**Provided material**:
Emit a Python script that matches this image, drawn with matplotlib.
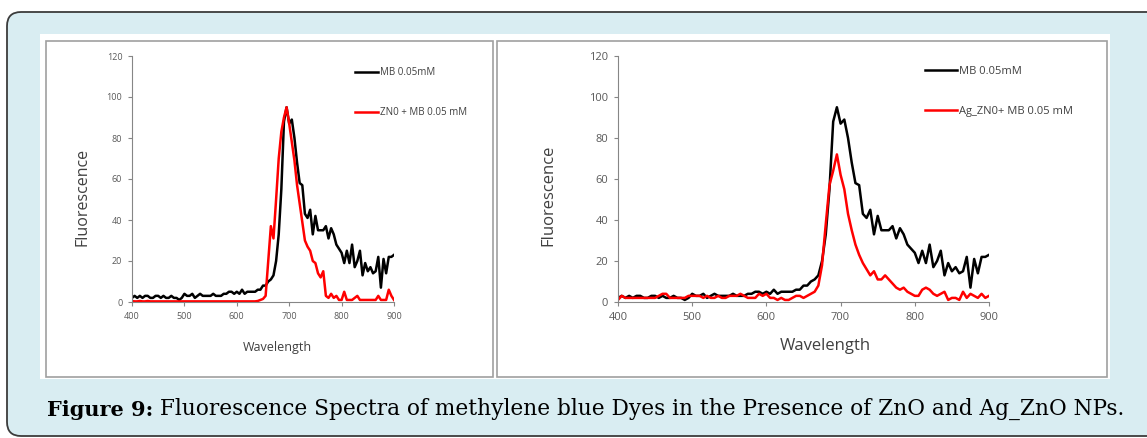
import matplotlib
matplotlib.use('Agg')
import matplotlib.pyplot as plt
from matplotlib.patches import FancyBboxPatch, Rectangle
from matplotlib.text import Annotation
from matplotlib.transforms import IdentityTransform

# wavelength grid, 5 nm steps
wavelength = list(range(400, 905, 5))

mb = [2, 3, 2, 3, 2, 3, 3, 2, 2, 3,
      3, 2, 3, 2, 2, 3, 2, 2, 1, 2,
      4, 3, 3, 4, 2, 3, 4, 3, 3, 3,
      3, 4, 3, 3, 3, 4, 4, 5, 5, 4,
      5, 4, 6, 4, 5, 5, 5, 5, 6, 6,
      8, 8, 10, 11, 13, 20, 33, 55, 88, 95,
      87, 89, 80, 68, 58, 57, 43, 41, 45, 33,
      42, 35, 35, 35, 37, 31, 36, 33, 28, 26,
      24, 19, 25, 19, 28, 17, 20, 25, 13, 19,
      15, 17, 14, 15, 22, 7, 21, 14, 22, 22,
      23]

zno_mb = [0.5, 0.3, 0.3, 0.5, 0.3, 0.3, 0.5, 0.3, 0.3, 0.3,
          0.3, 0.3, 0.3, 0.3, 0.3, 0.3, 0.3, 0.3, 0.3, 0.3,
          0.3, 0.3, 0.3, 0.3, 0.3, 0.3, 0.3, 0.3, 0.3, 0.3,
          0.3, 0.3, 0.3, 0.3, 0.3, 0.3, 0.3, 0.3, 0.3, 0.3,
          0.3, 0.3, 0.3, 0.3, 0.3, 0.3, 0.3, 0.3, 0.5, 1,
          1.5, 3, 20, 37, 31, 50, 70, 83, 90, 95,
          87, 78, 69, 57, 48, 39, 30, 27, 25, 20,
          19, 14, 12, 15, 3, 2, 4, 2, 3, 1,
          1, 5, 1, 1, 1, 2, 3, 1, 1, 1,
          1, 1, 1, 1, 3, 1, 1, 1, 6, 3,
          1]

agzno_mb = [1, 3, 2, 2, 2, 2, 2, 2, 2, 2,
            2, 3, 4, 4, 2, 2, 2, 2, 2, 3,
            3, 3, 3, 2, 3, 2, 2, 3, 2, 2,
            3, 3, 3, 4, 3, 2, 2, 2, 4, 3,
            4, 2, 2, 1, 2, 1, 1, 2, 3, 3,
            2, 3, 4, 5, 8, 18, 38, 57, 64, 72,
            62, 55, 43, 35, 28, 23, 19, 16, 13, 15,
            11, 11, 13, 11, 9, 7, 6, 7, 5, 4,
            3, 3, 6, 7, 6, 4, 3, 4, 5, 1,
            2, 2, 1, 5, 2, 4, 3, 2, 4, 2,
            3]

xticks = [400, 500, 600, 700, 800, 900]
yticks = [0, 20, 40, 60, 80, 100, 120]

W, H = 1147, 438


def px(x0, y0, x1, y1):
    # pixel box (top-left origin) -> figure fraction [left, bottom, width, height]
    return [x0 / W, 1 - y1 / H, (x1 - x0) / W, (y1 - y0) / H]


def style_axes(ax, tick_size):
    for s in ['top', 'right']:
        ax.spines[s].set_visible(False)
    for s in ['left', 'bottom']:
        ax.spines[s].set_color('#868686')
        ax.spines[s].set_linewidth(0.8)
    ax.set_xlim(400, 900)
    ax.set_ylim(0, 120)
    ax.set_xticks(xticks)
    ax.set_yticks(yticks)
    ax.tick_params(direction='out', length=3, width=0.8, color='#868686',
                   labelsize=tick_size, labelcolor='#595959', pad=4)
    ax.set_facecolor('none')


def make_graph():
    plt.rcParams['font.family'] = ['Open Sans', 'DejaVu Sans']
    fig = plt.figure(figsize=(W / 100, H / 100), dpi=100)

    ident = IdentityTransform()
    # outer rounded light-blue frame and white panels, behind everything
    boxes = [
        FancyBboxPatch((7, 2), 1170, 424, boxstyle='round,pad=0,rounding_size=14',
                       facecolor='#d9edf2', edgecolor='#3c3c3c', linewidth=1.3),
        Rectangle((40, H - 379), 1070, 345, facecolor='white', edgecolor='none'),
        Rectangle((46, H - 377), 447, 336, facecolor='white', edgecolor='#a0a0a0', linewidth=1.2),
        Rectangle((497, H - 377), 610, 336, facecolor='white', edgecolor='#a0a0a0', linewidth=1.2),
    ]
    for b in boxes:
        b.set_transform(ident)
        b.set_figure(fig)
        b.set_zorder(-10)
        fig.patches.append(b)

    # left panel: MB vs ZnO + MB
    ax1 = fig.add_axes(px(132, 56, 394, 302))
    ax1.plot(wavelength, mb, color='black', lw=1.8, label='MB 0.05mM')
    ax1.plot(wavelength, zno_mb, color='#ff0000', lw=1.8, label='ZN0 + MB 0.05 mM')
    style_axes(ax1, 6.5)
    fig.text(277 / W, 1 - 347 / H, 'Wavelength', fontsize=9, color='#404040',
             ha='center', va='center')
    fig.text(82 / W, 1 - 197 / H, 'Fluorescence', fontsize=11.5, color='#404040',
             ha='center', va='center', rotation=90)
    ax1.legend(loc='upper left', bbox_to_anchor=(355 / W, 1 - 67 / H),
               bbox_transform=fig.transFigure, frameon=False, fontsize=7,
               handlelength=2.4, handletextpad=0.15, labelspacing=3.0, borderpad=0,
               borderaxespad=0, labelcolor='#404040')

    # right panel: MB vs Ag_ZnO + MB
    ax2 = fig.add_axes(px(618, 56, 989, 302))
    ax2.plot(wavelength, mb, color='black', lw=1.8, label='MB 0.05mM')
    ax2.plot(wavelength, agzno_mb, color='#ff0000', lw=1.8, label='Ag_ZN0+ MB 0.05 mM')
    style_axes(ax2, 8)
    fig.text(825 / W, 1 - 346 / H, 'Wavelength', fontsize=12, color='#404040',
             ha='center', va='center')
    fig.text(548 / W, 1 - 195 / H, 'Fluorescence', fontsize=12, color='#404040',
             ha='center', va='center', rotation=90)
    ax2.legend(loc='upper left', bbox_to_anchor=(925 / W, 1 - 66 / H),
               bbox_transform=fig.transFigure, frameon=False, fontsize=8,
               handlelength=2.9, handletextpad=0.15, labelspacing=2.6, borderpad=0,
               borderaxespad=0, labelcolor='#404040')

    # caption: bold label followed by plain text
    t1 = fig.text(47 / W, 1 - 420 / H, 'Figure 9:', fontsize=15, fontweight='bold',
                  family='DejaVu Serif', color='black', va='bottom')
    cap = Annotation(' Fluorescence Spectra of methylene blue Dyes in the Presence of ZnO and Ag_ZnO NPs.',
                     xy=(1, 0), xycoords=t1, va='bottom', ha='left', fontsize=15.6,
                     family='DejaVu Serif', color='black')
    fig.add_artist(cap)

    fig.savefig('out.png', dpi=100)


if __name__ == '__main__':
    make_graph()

**To be done**:
Leave out the pictures. Transcribe only the lines above, from the first through the one that contains "wavelength = list(range(400, 905, 5))".

**Result of this task**:
Emit a Python script that matches this image, drawn with matplotlib.
import matplotlib
matplotlib.use('Agg')
import matplotlib.pyplot as plt
from matplotlib.patches import FancyBboxPatch, Rectangle
from matplotlib.text import Annotation
from matplotlib.transforms import IdentityTransform

# wavelength grid, 5 nm steps
wavelength = list(range(400, 905, 5))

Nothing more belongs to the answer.